::: DATA SUPPLIED :::

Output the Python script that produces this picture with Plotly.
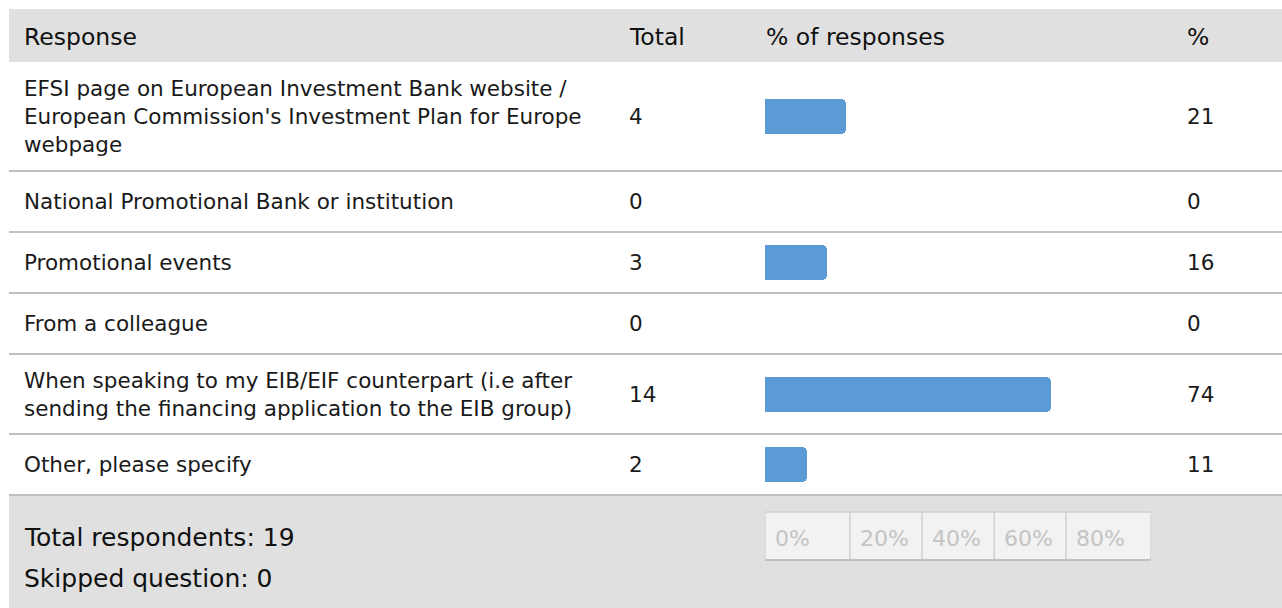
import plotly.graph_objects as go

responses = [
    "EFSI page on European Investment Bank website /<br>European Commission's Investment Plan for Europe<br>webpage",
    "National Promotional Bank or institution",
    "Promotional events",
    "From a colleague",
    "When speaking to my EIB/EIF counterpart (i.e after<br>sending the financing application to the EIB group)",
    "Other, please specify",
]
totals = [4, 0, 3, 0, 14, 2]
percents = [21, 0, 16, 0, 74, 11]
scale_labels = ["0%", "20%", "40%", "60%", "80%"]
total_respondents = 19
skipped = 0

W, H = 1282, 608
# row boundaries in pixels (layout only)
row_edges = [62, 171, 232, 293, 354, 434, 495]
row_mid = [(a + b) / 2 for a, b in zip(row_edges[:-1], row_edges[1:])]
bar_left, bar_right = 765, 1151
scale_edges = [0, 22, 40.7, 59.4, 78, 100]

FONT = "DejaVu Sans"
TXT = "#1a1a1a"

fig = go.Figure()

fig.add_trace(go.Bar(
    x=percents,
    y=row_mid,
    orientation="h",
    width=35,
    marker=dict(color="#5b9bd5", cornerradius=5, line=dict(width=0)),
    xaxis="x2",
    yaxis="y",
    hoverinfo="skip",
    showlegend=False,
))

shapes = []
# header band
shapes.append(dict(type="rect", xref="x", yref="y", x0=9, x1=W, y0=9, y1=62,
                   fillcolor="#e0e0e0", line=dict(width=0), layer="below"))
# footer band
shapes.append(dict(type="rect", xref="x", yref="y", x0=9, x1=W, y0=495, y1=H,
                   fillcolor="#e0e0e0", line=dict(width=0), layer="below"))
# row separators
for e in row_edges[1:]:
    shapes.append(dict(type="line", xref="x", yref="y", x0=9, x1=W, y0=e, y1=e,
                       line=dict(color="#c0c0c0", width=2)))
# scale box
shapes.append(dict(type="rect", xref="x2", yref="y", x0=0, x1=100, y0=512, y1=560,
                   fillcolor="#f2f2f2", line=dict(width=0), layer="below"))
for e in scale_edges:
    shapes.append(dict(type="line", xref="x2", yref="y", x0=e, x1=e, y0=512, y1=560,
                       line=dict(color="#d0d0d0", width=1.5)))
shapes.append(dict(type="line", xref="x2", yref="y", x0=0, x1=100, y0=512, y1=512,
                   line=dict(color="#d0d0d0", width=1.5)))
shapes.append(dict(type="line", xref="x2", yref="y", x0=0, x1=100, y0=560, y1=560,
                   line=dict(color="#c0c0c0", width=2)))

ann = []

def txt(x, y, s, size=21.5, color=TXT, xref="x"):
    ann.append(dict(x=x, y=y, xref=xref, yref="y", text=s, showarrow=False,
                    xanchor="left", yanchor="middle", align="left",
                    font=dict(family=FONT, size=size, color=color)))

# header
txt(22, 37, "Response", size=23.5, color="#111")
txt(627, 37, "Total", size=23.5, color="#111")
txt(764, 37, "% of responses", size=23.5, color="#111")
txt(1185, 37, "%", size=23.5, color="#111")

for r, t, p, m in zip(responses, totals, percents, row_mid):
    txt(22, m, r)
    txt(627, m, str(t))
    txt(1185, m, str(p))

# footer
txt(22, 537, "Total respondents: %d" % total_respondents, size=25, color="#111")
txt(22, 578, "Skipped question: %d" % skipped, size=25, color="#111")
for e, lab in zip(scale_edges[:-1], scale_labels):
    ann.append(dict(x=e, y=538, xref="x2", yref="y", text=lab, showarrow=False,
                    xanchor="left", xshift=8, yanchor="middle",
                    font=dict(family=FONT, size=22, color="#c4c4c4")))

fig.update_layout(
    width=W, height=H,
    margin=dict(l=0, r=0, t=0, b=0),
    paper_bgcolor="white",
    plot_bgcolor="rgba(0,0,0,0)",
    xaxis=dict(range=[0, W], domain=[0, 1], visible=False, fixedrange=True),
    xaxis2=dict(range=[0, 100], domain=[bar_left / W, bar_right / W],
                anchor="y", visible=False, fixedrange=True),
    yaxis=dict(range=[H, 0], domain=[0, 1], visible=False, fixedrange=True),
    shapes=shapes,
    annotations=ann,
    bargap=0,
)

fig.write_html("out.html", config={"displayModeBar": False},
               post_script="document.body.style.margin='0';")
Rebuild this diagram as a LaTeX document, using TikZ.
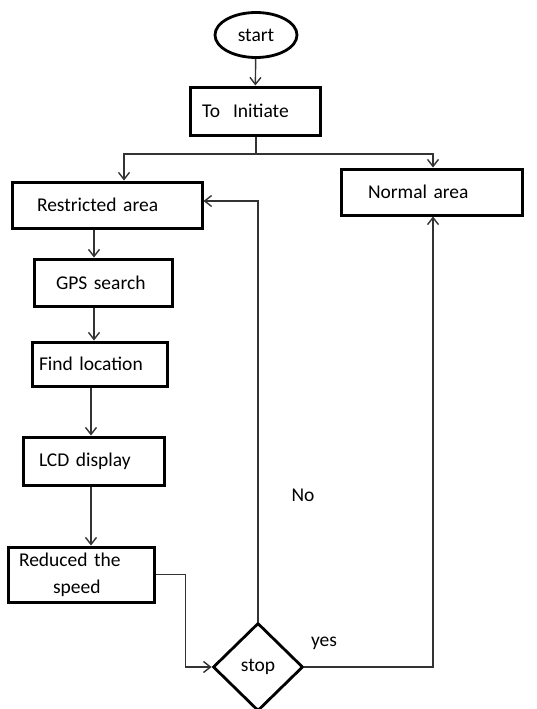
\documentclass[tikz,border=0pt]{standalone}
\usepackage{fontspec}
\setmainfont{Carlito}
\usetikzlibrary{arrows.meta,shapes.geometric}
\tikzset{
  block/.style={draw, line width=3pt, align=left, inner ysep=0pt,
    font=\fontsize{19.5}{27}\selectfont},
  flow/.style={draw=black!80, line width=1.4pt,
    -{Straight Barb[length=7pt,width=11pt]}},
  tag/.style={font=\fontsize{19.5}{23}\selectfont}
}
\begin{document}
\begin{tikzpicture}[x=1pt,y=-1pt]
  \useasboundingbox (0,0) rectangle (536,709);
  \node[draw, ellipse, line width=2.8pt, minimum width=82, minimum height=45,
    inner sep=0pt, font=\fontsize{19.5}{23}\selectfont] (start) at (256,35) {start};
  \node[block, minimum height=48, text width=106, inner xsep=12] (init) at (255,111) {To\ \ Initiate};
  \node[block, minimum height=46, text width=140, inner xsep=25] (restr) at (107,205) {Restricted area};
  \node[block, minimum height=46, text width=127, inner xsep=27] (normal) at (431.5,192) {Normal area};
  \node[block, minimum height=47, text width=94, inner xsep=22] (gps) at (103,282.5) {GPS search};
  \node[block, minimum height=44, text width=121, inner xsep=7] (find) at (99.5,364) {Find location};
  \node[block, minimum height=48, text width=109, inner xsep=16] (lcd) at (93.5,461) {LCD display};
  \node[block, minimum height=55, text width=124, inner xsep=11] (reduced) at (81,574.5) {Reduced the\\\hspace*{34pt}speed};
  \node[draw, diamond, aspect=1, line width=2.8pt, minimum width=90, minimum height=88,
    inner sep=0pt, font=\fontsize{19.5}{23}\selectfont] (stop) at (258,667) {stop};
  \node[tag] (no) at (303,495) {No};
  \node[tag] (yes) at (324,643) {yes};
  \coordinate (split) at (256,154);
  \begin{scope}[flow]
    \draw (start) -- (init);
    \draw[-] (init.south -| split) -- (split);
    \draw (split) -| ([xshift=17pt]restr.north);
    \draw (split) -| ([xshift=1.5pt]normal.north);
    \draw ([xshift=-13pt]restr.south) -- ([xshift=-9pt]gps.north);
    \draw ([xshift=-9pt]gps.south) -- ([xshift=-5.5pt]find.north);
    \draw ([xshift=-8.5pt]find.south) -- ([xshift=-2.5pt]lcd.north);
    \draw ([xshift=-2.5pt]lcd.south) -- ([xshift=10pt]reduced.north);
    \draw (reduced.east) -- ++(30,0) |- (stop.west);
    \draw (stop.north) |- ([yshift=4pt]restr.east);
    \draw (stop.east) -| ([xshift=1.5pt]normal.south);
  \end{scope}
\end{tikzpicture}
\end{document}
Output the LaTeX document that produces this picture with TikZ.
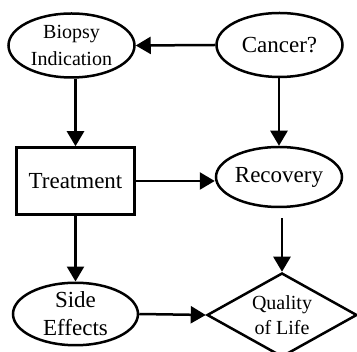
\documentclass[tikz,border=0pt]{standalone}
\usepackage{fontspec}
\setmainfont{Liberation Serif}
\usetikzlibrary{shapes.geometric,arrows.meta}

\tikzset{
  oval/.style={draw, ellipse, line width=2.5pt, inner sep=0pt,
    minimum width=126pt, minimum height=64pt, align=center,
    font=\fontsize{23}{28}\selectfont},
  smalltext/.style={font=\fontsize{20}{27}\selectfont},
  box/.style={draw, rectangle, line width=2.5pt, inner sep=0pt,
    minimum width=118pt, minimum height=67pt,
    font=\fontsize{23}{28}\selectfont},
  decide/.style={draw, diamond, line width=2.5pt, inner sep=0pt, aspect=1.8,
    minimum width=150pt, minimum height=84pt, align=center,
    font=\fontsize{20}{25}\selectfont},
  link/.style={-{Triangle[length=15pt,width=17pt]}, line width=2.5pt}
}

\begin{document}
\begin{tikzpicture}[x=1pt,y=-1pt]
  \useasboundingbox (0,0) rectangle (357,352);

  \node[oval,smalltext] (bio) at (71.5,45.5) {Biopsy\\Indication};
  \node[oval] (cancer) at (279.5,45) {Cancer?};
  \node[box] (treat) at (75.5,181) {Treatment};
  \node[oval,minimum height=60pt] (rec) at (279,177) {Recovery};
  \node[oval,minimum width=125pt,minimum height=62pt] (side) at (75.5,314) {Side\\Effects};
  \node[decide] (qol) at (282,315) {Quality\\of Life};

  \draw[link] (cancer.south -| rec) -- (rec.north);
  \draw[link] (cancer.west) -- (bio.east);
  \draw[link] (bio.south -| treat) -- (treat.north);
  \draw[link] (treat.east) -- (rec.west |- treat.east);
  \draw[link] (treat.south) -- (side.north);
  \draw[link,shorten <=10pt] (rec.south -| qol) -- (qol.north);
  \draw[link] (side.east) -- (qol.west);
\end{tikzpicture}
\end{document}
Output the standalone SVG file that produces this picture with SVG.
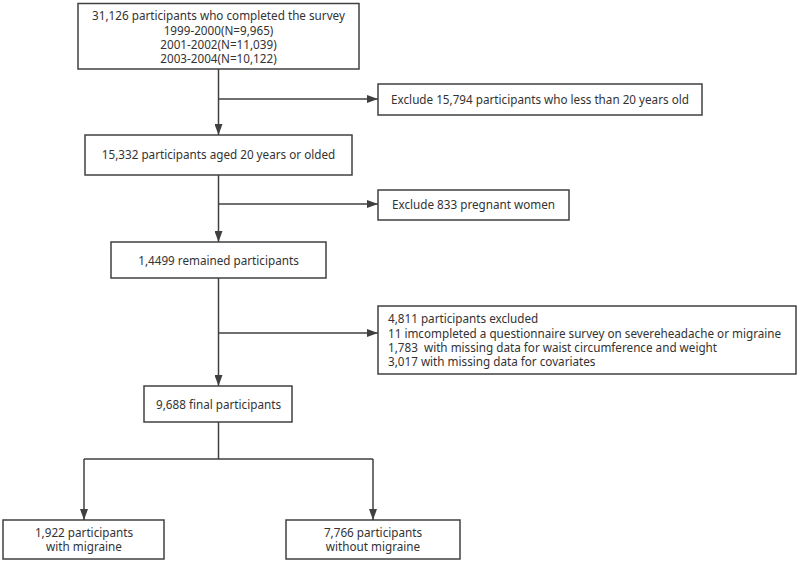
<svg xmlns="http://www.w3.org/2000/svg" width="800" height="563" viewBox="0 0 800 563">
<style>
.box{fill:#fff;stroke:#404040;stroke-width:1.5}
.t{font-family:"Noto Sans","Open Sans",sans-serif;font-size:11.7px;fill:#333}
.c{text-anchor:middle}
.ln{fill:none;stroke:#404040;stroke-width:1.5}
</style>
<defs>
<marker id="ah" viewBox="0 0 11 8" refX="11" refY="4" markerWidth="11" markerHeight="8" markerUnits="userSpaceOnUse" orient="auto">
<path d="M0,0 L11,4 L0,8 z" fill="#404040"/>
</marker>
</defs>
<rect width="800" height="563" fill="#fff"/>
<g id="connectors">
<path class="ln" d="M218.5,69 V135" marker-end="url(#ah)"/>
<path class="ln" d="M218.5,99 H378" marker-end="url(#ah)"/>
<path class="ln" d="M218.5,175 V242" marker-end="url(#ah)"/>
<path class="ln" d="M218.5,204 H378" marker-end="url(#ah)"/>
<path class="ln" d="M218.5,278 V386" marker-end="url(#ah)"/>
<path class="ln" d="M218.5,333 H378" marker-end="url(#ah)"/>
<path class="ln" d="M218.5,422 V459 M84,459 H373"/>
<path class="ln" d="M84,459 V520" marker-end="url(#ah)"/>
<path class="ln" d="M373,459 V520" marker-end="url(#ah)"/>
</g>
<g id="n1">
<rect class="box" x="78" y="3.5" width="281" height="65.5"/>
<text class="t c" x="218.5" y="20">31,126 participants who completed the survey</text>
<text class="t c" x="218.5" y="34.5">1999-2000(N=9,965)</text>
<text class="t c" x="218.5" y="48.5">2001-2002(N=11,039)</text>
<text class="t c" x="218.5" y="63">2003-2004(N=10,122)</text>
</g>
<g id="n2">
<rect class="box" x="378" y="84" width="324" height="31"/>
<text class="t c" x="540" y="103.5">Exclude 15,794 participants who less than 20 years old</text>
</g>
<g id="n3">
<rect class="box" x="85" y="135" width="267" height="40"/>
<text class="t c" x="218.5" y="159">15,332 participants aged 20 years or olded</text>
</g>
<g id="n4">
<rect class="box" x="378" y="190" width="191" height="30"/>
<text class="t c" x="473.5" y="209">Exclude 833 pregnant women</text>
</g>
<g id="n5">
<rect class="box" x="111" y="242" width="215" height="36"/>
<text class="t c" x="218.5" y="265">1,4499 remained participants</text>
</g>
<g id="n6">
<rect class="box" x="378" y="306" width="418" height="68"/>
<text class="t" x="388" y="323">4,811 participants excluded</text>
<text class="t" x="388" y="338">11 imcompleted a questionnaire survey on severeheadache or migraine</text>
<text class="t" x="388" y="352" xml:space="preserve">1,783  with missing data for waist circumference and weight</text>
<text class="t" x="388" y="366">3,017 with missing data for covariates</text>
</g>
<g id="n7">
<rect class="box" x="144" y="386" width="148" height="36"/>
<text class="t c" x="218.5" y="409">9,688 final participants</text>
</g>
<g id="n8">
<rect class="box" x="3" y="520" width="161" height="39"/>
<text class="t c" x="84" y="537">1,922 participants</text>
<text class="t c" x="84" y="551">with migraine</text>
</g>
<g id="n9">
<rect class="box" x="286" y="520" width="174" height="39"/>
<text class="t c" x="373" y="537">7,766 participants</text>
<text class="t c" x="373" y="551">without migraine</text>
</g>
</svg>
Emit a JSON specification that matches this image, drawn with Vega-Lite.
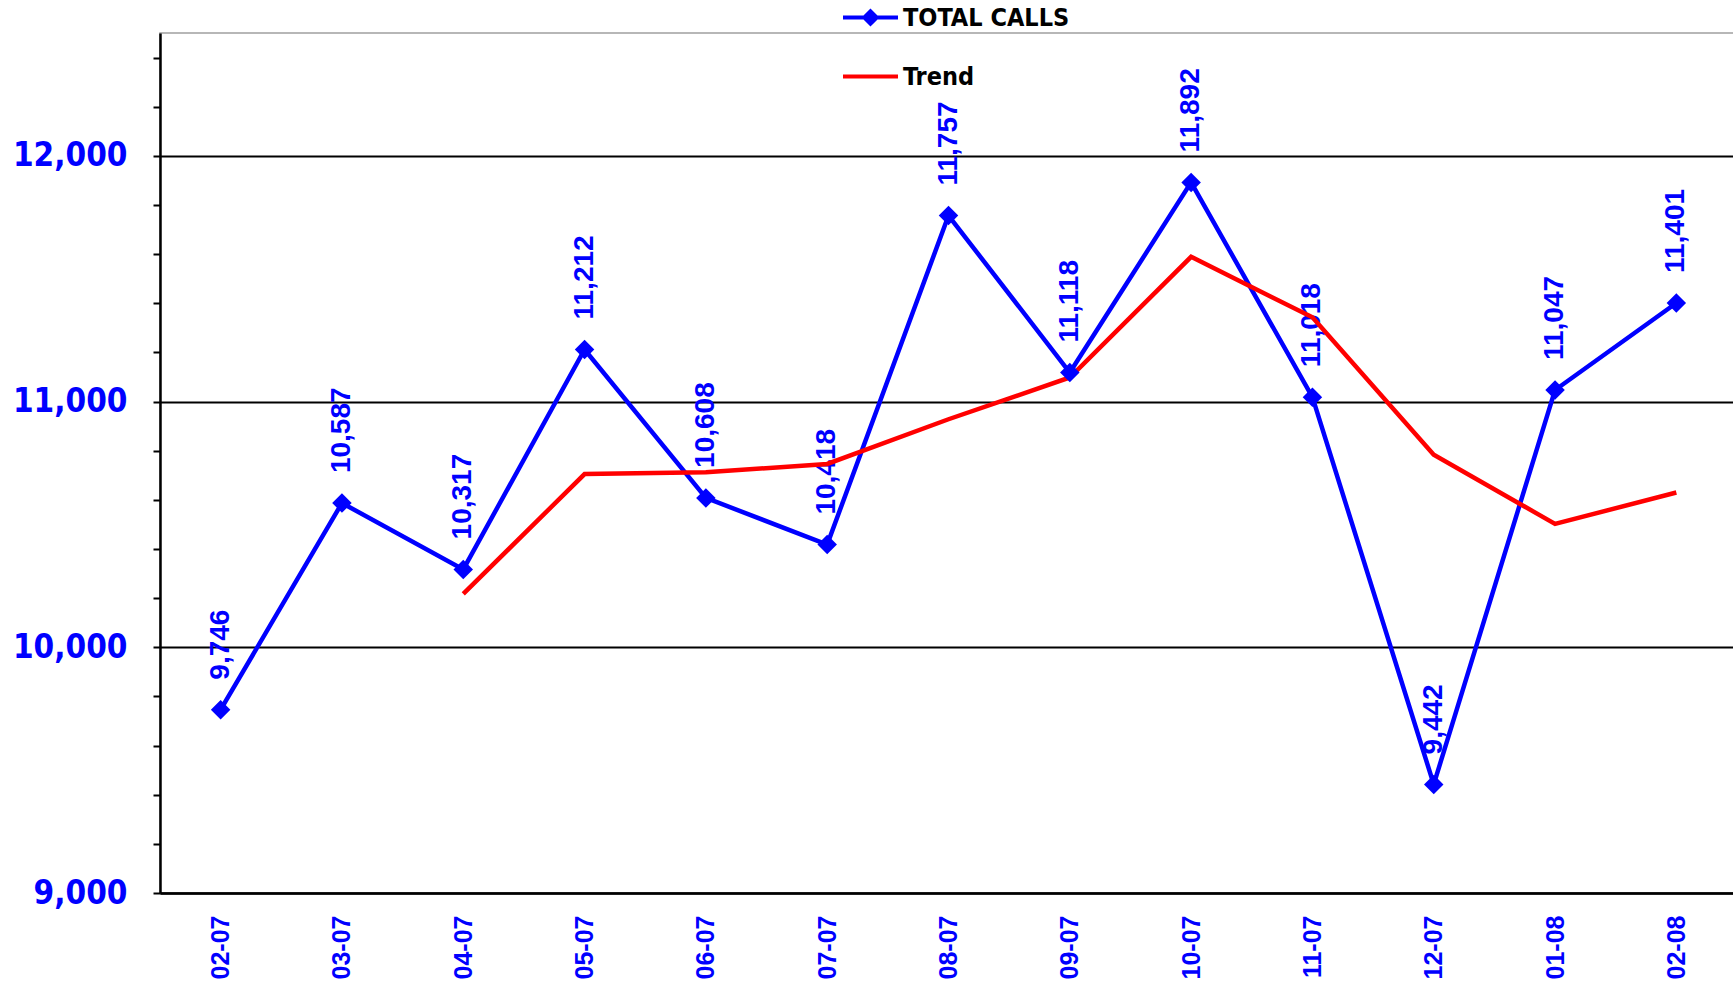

:::

Pictures are excluded: retype only the lines from the beginning of the listing above through the line with "import plotly.graph_objects as go", both included.

Output the Python script that produces this picture with Plotly.
import plotly.graph_objects as go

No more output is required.